Aged eighteen in 1940, Roddenberry signed up to the Civilian Pilot Training programme, a scheme designed to increase the number of trained American pilots in the run-up to the country’s likely entry into the conflict in Europe. Having long been interested in flying and aeroplanes, he was awarded his pilot’s licence and in 1941 joined the US Army Air Corps, just before it became the US Air Force. Combat missions followed in the wake of the attack on Pearl Harbor in December 1941, including action with the 394th Bomber Squadron. In August 1943 Roddenberry’s B-17E Flying Fortress crashed on take-off due to a mechanical failure, with the loss of two lives. Despite that setback, Roddenberry claimed to have chalked up eighty-nine missions (his natural storytelling abilities would lead him to often embellish his personal achievements) and was awarded the Distinguished Flying Cross and Air Medal prior to leaving the Air Force in 1945.

Roddenberry married his college girlfriend Eileen Rexroat in 1942 and they had two daughters, Darlene and Dawn. Using the knowledge and skill accumulated during the war years, he became a commercial pilot for Pan American World Airways (Pan-Am). Following a June 1947 crash in the Syrian desert, the second of his flying career, Roddenberry was awarded a Civil Aeronautics commendation for his involvement in the rescue efforts (another account embellished in the telling). During his time as a commercial pilot, Roddenberry had become interested in the relatively new medium of television and was keen to develop a career as a TV writer. This was a new business, with opportunities for the right people – and the ambitious Roddenberry felt he could find a role.

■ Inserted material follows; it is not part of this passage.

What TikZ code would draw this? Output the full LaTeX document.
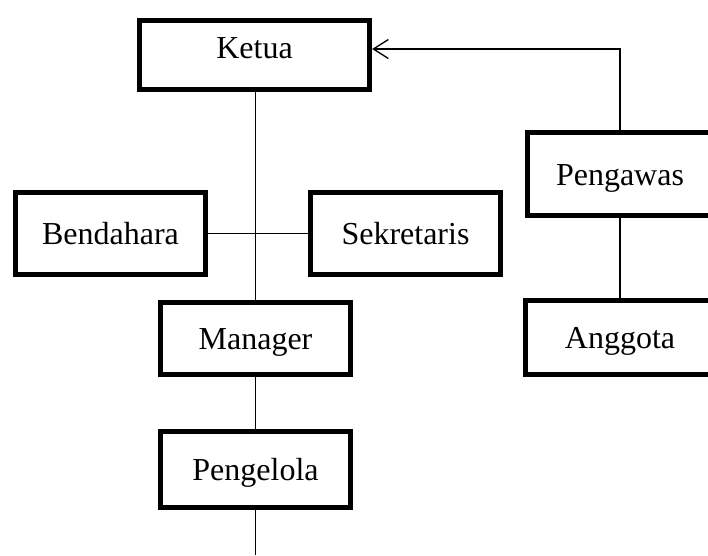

In the meantime, to generate income, Roddenberry fell back on the family tradition and joined the LAPD at the start of 1949. He became an officer in 1951 and a sergeant in 1953, all
the while optimistically submitting story outlines to various TV shows. After six weeks of perfunctory training, Roddenberry began his police life as a traffic cop.

In mid-1950 William H. Parker became the LAPD Chief with a mandate to clean up corruption in the force. By 1951 Roddenberry realised his ambition to begin writing professionally by securing a job in Parker’s PR division, writing speeches for the Chief. Roddenberry delivered talks to schoolchildren on road safety, but it was as publicist to Parker that he became invaluable. Later in 1951 he sought permission to accept outside work, intending not to take the usual security job, but to explore whether he could make some headway as a writer for television.

For Roddenberry, television was the equivalent of the ‘pulps’ of the 1930s: a here-today, gone-tomorrow medium that provided a perfect training ground for would-be writers. He used his office at the LAPD to obtain old scripts from shows like
Dragnet
in order to learn the formal layout and techniques of teleplays, then by 1953 the hopeful TV writer began to send his own scripts to producers, believing his real-life police experience would give his writing authenticity.